# [Problem]
Repeat all of the material below exactly as written, images excluded.

[START Information shown]

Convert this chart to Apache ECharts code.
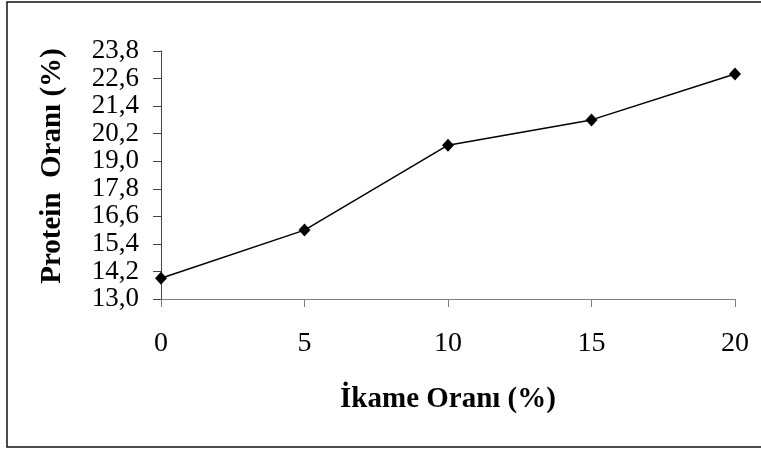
<!DOCTYPE html>
<html>
<head>
<meta charset="utf-8">
<script src="https://cdn.jsdelivr.net/npm/echarts@6/dist/echarts.min.js"></script>
<style>
  html, body { margin: 0; padding: 0; background: #fff; }
  #chart { width: 761px; height: 449px; }
</style>
</head>
<body>
<div id="chart"></div>
<script>
// Substitution rate (%) and measured protein content (%)
const ikameOrani = ['0', '5', '10', '15', '20'];
const proteinOrani = [13.9, 16.0, 19.7, 20.8, 22.8];
const yMin = 13.0;
const yMax = 23.8;
const yStep = 1.2;

const serif = '"Liberation Serif", "Times New Roman", serif';

const chart = echarts.init(document.getElementById('chart'));
chart.setOption({
  animation: false,
  backgroundColor: '#fff',
  grid: { left: 161, right: 26, top: 51, bottom: 150, containLabel: false },
  graphic: [{
    type: 'rect',
    silent: true,
    shape: { x: 7, y: 2, width: 760, height: 445 },
    style: { fill: 'none', stroke: '#111', lineWidth: 1.5 }
  }],
  xAxis: {
    type: 'category',
    data: ikameOrani,
    boundaryGap: false,
    name: 'İkame Oranı (%)',
    nameLocation: 'middle',
    nameGap: 86,
    nameTextStyle: { fontFamily: serif, fontSize: 29, fontWeight: 'bold', color: '#000' },
    axisLine: { lineStyle: { color: '#808080', width: 1 } },
    axisTick: { show: true, inside: false, length: 8, alignWithLabel: true, lineStyle: { color: '#808080' } },
    axisLabel: { fontFamily: serif, fontSize: 28, color: '#000', margin: 31 },
    splitLine: { show: false }
  },
  yAxis: {
    type: 'value',
    min: yMin,
    max: yMax,
    interval: yStep,
    name: 'Protein  Oranı (%)',
    nameLocation: 'middle',
    nameGap: 94,
    nameTextStyle: { fontFamily: serif, fontSize: 29, fontWeight: 'bold', color: '#000', padding: [0, 0, 0, 18] },
    axisLine: { show: true, lineStyle: { color: '#444', width: 1 } },
    axisTick: { show: true, inside: false, length: 8, lineStyle: { color: '#444' } },
    axisLabel: {
      fontFamily: serif, fontSize: 27, color: '#000', margin: 22,
      formatter: v => v.toFixed(1).replace('.', ',')
    },
    splitLine: { show: false }
  },
  series: [{
    type: 'line',
    data: proteinOrani,
    symbol: 'diamond',
    symbolSize: [12, 13],
    lineStyle: { color: '#000', width: 1.5 },
    itemStyle: { color: '#000' }
  }]
});
</script>
</body>
</html>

[END Information shown]

# [Worked answer]
Convert this chart to Apache ECharts code.
<!DOCTYPE html>
<html>
<head>
<meta charset="utf-8">
<script src="https://cdn.jsdelivr.net/npm/echarts@6/dist/echarts.min.js"></script>
<style>
  html, body { margin: 0; padding: 0; background: #fff; }
  #chart { width: 761px; height: 449px; }
</style>
</head>
<body>
<div id="chart"></div>
<script>
// Substitution rate (%) and measured protein content (%)
const ikameOrani = ['0', '5', '10', '15', '20'];
const proteinOrani = [13.9, 16.0, 19.7, 20.8, 22.8];
const yMin = 13.0;
const yMax = 23.8;
const yStep = 1.2;

const serif = '"Liberation Serif", "Times New Roman", serif';

const chart = echarts.init(document.getElementById('chart'));
chart.setOption({
  animation: false,
  backgroundColor: '#fff',
  grid: { left: 161, right: 26, top: 51, bottom: 150, containLabel: false },
  graphic: [{
    type: 'rect',
    silent: true,
    shape: { x: 7, y: 2, width: 760, height: 445 },
    style: { fill: 'none', stroke: '#111', lineWidth: 1.5 }
  }],
  xAxis: {
    type: 'category',
    data: ikameOrani,
    boundaryGap: false,
    name: 'İkame Oranı (%)',
    nameLocation: 'middle',
    nameGap: 86,
    nameTextStyle: { fontFamily: serif, fontSize: 29, fontWeight: 'bold', color: '#000' },
    axisLine: { lineStyle: { color: '#808080', width: 1 } },
    axisTick: { show: true, inside: false, length: 8, alignWithLabel: true, lineStyle: { color: '#808080' } },
    axisLabel: { fontFamily: serif, fontSize: 28, color: '#000', margin: 31 },
    splitLine: { show: false }
  },
  yAxis: {
    type: 'value',
    min: yMin,
    max: yMax,
    interval: yStep,
    name: 'Protein  Oranı (%)',
    nameLocation: 'middle',
    nameGap: 94,
    nameTextStyle: { fontFamily: serif, fontSize: 29, fontWeight: 'bold', color: '#000', padding: [0, 0, 0, 18] },
    axisLine: { show: true, lineStyle: { color: '#444', width: 1 } },
    axisTick: { show: true, inside: false, length: 8, lineStyle: { color: '#444' } },
    axisLabel: {
      fontFamily: serif, fontSize: 27, color: '#000', margin: 22,
      formatter: v => v.toFixed(1).replace('.', ',')
    },
    splitLine: { show: false }
  },
  series: [{
    type: 'line',
    data: proteinOrani,
    symbol: 'diamond',
    symbolSize: [12, 13],
    lineStyle: { color: '#000', width: 1.5 },
    itemStyle: { color: '#000' }
  }]
});
</script>
</body>
</html>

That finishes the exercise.